Scientists gather in Greece to brainstorm ways to save world’s oceans

Marine life and mangroves face threat from plastic

 
By Moushumi Sharma
Last Updated: Saturday 04 July 2015

Marine debris on Kamilo Beach, Hawaii, washed up from the Great Pacific Garbage Patch (photo Courtesy Algalita dot org and Wikipedia)

The detrimental effect of plastic on the environment has been a long debated one. Plastic debris in the waters, particularly in oceans and lakes, is a growing concern as it threatens not only marine life but also destroys mangrove forests. In a bid to save the world’s seas and oceans, leading scientists and policymakers will meet to discuss a roadmap to stop the rapid degradation of our water bodies.

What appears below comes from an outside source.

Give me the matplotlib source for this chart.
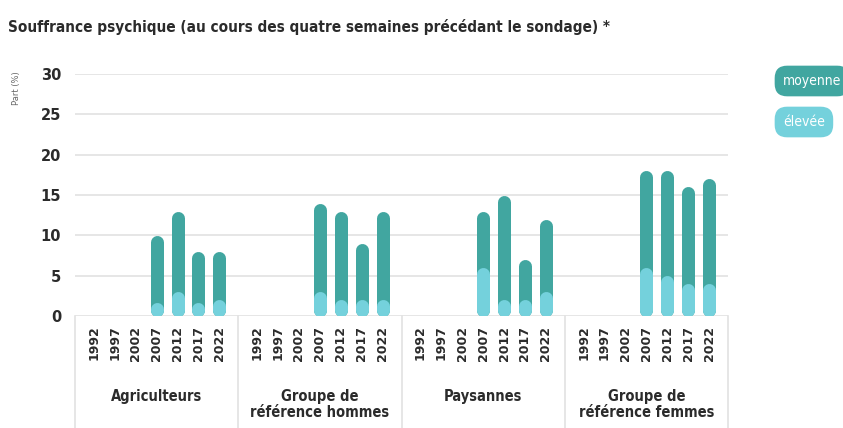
import matplotlib.pyplot as plt
from matplotlib.transforms import blended_transform_factory

groups = ["Agriculteurs", "Groupe de\nréférence hommes", "Paysannes", "Groupe de\nréférence femmes"]
years = ["1992", "1997", "2002", "2007", "2012", "2017", "2022"]

# total share (moyenne + élevée) and élevée part, per group, for 2007..2022
totals = [
    [10, 13, 8, 8],
    [14, 13, 9, 13],
    [13, 15, 7, 12],
    [18, 18, 16, 17],
]
elevee = [
    [1, 3, 0.5, 2],
    [3, 2, 2, 2],
    [6, 2, 2, 3],
    [6, 5, 4, 4],
]
first_year_with_data = 3

DARK = "#41a6a0"
LIGHT = "#74d1dc"
GRID = "#e2e2e2"
TEXT = "#2b2b2b"

W, H = 843, 428
fig = plt.figure(figsize=(W / 100, H / 100), dpi=100)
ax = fig.add_axes([75 / W, 1 - 316 / H, 653 / W, (316 - 74) / H])

group_width = len(years) + 0.8
ax.set_xlim(0, group_width * len(groups))
ax.set_ylim(0, 30)

bar_px = 13
px_per_unit = (316 - 74) / 30
radius = bar_px / 2 / px_per_unit
lw = bar_px * 72 / 100


def capsule(x, y0, y1, color):
    top = max(y1 - radius, y0 + radius + 0.01)
    ax.plot([x, x], [y0 + radius, top], color=color,
            linewidth=lw, solid_capstyle="round", zorder=3)


tick_pos = []
tick_lab = []
for g, name in enumerate(groups):
    for i, yr in enumerate(years):
        tick_pos.append(g * group_width + 0.4 + i + 0.5)
        tick_lab.append(yr)
    for j in range(len(totals[g])):
        x = g * group_width + 0.4 + first_year_with_data + j + 0.5
        capsule(x, 0, totals[g][j], DARK)
        capsule(x, 0, elevee[g][j], LIGHT)

ax.set_xticks(tick_pos)
ax.set_xticklabels(tick_lab, rotation=90, fontsize=9, fontweight="bold",
                   color=TEXT, family="DejaVu Sans")
ax.tick_params(axis="x", length=0, pad=7)
ax.set_yticks(range(0, 31, 5))
ax.tick_params(axis="y", length=0, pad=10, labelsize=10.5, labelcolor=TEXT)
for lab in ax.get_yticklabels():
    lab.set_fontweight("bold")
ax.grid(axis="y", color=GRID, linewidth=1.2)
ax.set_axisbelow(True)
for s in ax.spines.values():
    s.set_visible(False)

trans = blended_transform_factory(ax.transData, ax.transAxes)
for g in range(len(groups) + 1):
    ax.plot([g * group_width] * 2, [0, -0.47], transform=trans, color=GRID,
            linewidth=1.2, clip_on=False)
for g, name in enumerate(groups):
    ax.text((g + 0.5) * group_width, -0.3, name, transform=trans, ha="center",
            va="top", fontsize=10.5, fontweight="bold", color=TEXT,
            stretch="condensed", linespacing=1.1)

fig.text(17 / W, 1 - 88 / H, "Part (%)", rotation=90, ha="center", va="center",
         fontsize=6, color="#666666")
fig.text(8 / W, 1 - 27 / H, "Souffrance psychique (au cours des quatre semaines précédant le sondage) *",
         ha="left", va="center", fontsize=11, fontweight="bold", color=TEXT,
         stretch="condensed")

fig.text(783 / W, 1 - 81 / H, "moyenne", ha="left", va="center", fontsize=10,
         color="white", stretch="condensed",
         bbox=dict(boxstyle="round,pad=0.6,rounding_size=0.9", fc=DARK, ec="none"))
fig.text(783 / W, 1 - 122 / H, "élevée", ha="left", va="center", fontsize=10,
         color="white", stretch="condensed",
         bbox=dict(boxstyle="round,pad=0.6,rounding_size=0.9", fc=LIGHT, ec="none"))

fig.savefig("out.png", dpi=100)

The 16th Global Meeting of the Regional and Seas Conventions Action Plans (RSCAP), which opened on September 29 in Greece, will review 18 RSCAPs that have been designed to mitigate the threats and address challenges for the future conservation and sustainable use of oceans, says a press release  of the United Nations Environment Programme (UNEP).

According to UNEP estimates, the overall financial damage to the marine ecosystem caused by plastic stands at $13 billion annually. At the Regional Seas Meeting, UNEP released a report showing the multi-billion dollar losses that are being incurred by developing countries and how the loss of their carbon-rich mangroves is three to five times greater than the average rate of forest loss, the press release says.

“The widespread abuse and destruction of our ocean’s fragile ecosystems means that we now find ourselves on the brink of overstepping the ‘safe operating space’ within which irreversible environmental changes to the world’s oceans remain avoidable. The Regional Seas Conventions and Action Plans shoulder a great responsibility to stem this destruction by promoting stricter adherence by states to the existing regime of regional oceans governance,” UN under-secretary-general and UNEP executive director Achim Steiner said at the meeting, which marks the 40th anniversary of the Regional Seas Programme.

Launched in 1974 following the 1972 UN Conference on the Human Environment held in Stockholm, the Regional Seas Programme seeks the cooperation of countries to address the accelerating degradation of the world’s oceans and coastal areas through sustainable management and use of marine and coastal environment.

At the meeting, UNEP will launch another report, “The importance of mangroves: a call to action”, which outlines the critical role mangroves play as both mitigators of climate change and as highly valuable ecosystems that provide goods and services worth billions of dollars to developing economies. Other issues on the agenda include green economy for oceans and strengthening of national and regional coordination and capacities to contribute to the World Oceans Assessment, the press release says.